● **The task**: Retype the opening lines of the listing below, ending with the line that contains "(a2r4) [stelle, below", and leave out any pictures.

[Begin]

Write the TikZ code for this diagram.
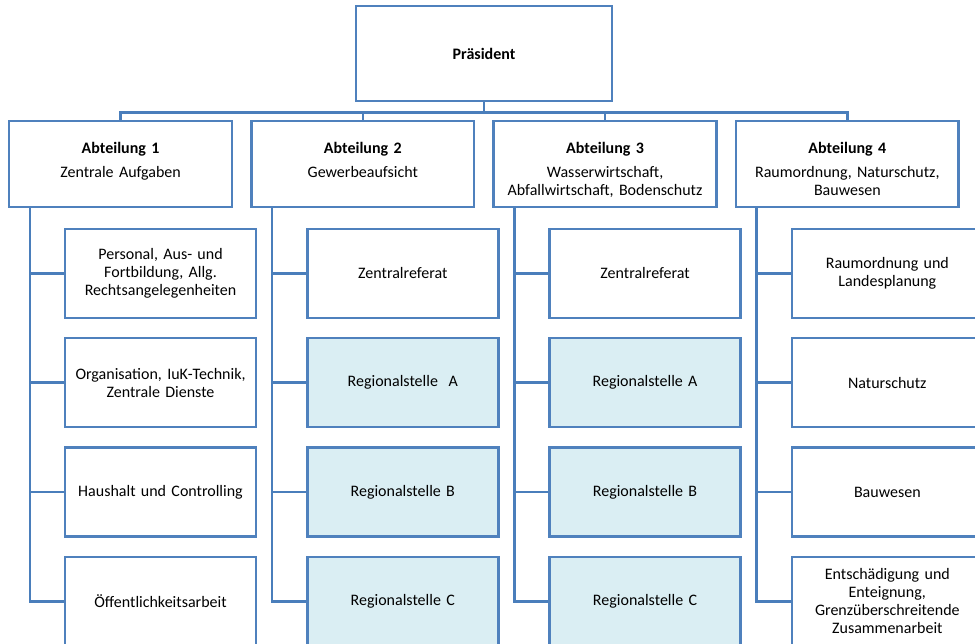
\documentclass[tikz,border=0pt]{standalone}
\usepackage{fontspec}
\setmainfont{Carlito}
\usetikzlibrary{positioning}
\definecolor{rahmen}{HTML}{4F81BD}
\definecolor{linie}{HTML}{4A7EBB}
\definecolor{hellblau}{HTML}{DAEEF3}
\tikzset{
	chef/.style={draw=rahmen, line width=1.9pt, rectangle, minimum width=192pt, minimum height=71.25pt, fill=white},
	abt/.style={draw=rahmen, line width=1.9pt, rectangle, inner xsep=2pt, inner ysep=0pt, text width=163pt, align=center, text height=24.4pt, text depth=40.1pt, fill=white},
	% Referate unter den Abteilungen
	referat/.style={draw=rahmen, line width=1.9pt, rectangle, inner xsep=2pt, minimum width=143.25pt, minimum height=66.75pt, text width=139pt, align=center, fill=white},
	stelle/.style={referat, fill=hellblau},
}

\begin{document}
\begin{tikzpicture}[font=\fontsize{12}{13.5}\selectfont, node distance=82pt]
			\useasboundingbox (0,0) rectangle (731.25pt,-482.25pt);
			\clip (0,0) rectangle (731.25pt,-482.25pt);
			
			\node (praes) [chef] at (363pt,-40.1pt) {\textbf{Präsident}};
			
			\node (a1) [abt] at (90.4pt,-123pt) {\textbf{Abteilung 1}\\[4.5pt] Zentrale Aufgaben};
			\node (a2) [abt, right of=a1, node distance=181.7pt] {\textbf{Abteilung 2}\\[4.5pt] Gewerbeaufsicht};
			\node (a3) [abt, right of=a2, node distance=181.7pt] {\textbf{Abteilung 3}\\[4.5pt] Wasserwirtschaft,\\ Abfallwirtschaft, Bodenschutz};
			\node (a4) [abt, right of=a3, node distance=181.7pt] {\textbf{Abteilung 4}\\[4.5pt] Raumordnung, Naturschutz,\\ Bauwesen};
			
			\node (a1r1) [referat, below of=a1, xshift=30pt] {Personal, Aus- und\\ Fortbildung, Allg.\\ Rechtsangelegenheiten};
			\node (a1r2) [referat, below of=a1r1] {Organisation, IuK-Technik,\\ Zentrale Dienste};
			\node (a1r3) [referat, below of=a1r2] {Haushalt und Controlling};
			\node (a1r4) [referat, below of=a1r3] {Öffentlichkeitsarbeit};
			
			\node (a2r1) [referat, below of=a2, xshift=30pt] {Zentralreferat};
			\node (a2r2) [stelle, below of=a2r1] {Regionalstelle~ A};
			\node (a2r3) [stelle, below of=a2r2] {Regionalstelle B};
			\node (a2r4) [stelle, below of=a2r3] {Regionalstelle C};
			
			\node (a3r1) [referat, below of=a3, xshift=30pt] {Zentralreferat};
			\node (a3r2) [stelle, below of=a3r1] {Regionalstelle A};
			\node (a3r3) [stelle, below of=a3r2] {Regionalstelle B};
			\node (a3r4) [stelle, below of=a3r3] {Regionalstelle C};
			
			\node (a4r1) [referat, below of=a4, xshift=30pt] {Raumordnung und\\ Landesplanung};
			\node (a4r2) [referat, below of=a4r1] {Naturschutz};
			\node (a4r3) [referat, below of=a4r2] {Bauwesen};
			\node (a4r4) [referat, below of=a4r3] {Entschädigung und\\ Enteignung,\\ Grenzüberschreitende\\ Zusammenarbeit};
			
			\begin{scope}[line width=1.9pt, linie]
				\draw (praes.south) -- ++(0,-7.5pt) -| (a1);
				\draw (praes.south) -- ++(0,-7.5pt) -| (a2);
				\draw (praes.south) -- ++(0,-7.5pt) -| (a3);
				\draw (praes.south) -- ++(0,-7.5pt) -| (a4);
				\draw ([xshift=16.5pt]a1.south west) |- (a1r1.west);
				\draw ([xshift=16.5pt]a1.south west) |- (a1r2.west);
				\draw ([xshift=16.5pt]a1.south west) |- (a1r3.west);
				\draw ([xshift=16.5pt]a1.south west) |- (a1r4.west);
				\draw ([xshift=16.5pt]a2.south west) |- (a2r1.west);
				\draw ([xshift=16.5pt]a2.south west) |- (a2r2.west);
				\draw ([xshift=16.5pt]a2.south west) |- (a2r3.west);
				\draw ([xshift=16.5pt]a2.south west) |- (a2r4.west);
				\draw ([xshift=16.5pt]a3.south west) |- (a3r1.west);
				\draw ([xshift=16.5pt]a3.south west) |- (a3r2.west);
				\draw ([xshift=16.5pt]a3.south west) |- (a3r3.west);
				\draw ([xshift=16.5pt]a3.south west) |- (a3r4.west);
				\draw ([xshift=16.5pt]a4.south west) |- (a4r1.west);
				\draw ([xshift=16.5pt]a4.south west) |- (a4r2.west);
				\draw ([xshift=16.5pt]a4.south west) |- (a4r3.west);
				\draw ([xshift=16.5pt]a4.south west) |- (a4r4.west);
			\end{scope}
		\end{tikzpicture}
\end{document}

[End]

● **Reply to the exercise**:
Write the TikZ code for this diagram.
\documentclass[tikz,border=0pt]{standalone}
\usepackage{fontspec}
\setmainfont{Carlito}
\usetikzlibrary{positioning}
\definecolor{rahmen}{HTML}{4F81BD}
\definecolor{linie}{HTML}{4A7EBB}
\definecolor{hellblau}{HTML}{DAEEF3}
\tikzset{
	chef/.style={draw=rahmen, line width=1.9pt, rectangle, minimum width=192pt, minimum height=71.25pt, fill=white},
	abt/.style={draw=rahmen, line width=1.9pt, rectangle, inner xsep=2pt, inner ysep=0pt, text width=163pt, align=center, text height=24.4pt, text depth=40.1pt, fill=white},
	% Referate unter den Abteilungen
	referat/.style={draw=rahmen, line width=1.9pt, rectangle, inner xsep=2pt, minimum width=143.25pt, minimum height=66.75pt, text width=139pt, align=center, fill=white},
	stelle/.style={referat, fill=hellblau},
}

\begin{document}
\begin{tikzpicture}[font=\fontsize{12}{13.5}\selectfont, node distance=82pt]
			\useasboundingbox (0,0) rectangle (731.25pt,-482.25pt);
			\clip (0,0) rectangle (731.25pt,-482.25pt);
			
			\node (praes) [chef] at (363pt,-40.1pt) {\textbf{Präsident}};
			
			\node (a1) [abt] at (90.4pt,-123pt) {\textbf{Abteilung 1}\\[4.5pt] Zentrale Aufgaben};
			\node (a2) [abt, right of=a1, node distance=181.7pt] {\textbf{Abteilung 2}\\[4.5pt] Gewerbeaufsicht};
			\node (a3) [abt, right of=a2, node distance=181.7pt] {\textbf{Abteilung 3}\\[4.5pt] Wasserwirtschaft,\\ Abfallwirtschaft, Bodenschutz};
			\node (a4) [abt, right of=a3, node distance=181.7pt] {\textbf{Abteilung 4}\\[4.5pt] Raumordnung, Naturschutz,\\ Bauwesen};
			
			\node (a1r1) [referat, below of=a1, xshift=30pt] {Personal, Aus- und\\ Fortbildung, Allg.\\ Rechtsangelegenheiten};
			\node (a1r2) [referat, below of=a1r1] {Organisation, IuK-Technik,\\ Zentrale Dienste};
			\node (a1r3) [referat, below of=a1r2] {Haushalt und Controlling};
			\node (a1r4) [referat, below of=a1r3] {Öffentlichkeitsarbeit};
			
			\node (a2r1) [referat, below of=a2, xshift=30pt] {Zentralreferat};
			\node (a2r2) [stelle, below of=a2r1] {Regionalstelle~ A};
			\node (a2r3) [stelle, below of=a2r2] {Regionalstelle B};
			\node (a2r4) [stelle, below of=a2r3] {Regionalstelle C};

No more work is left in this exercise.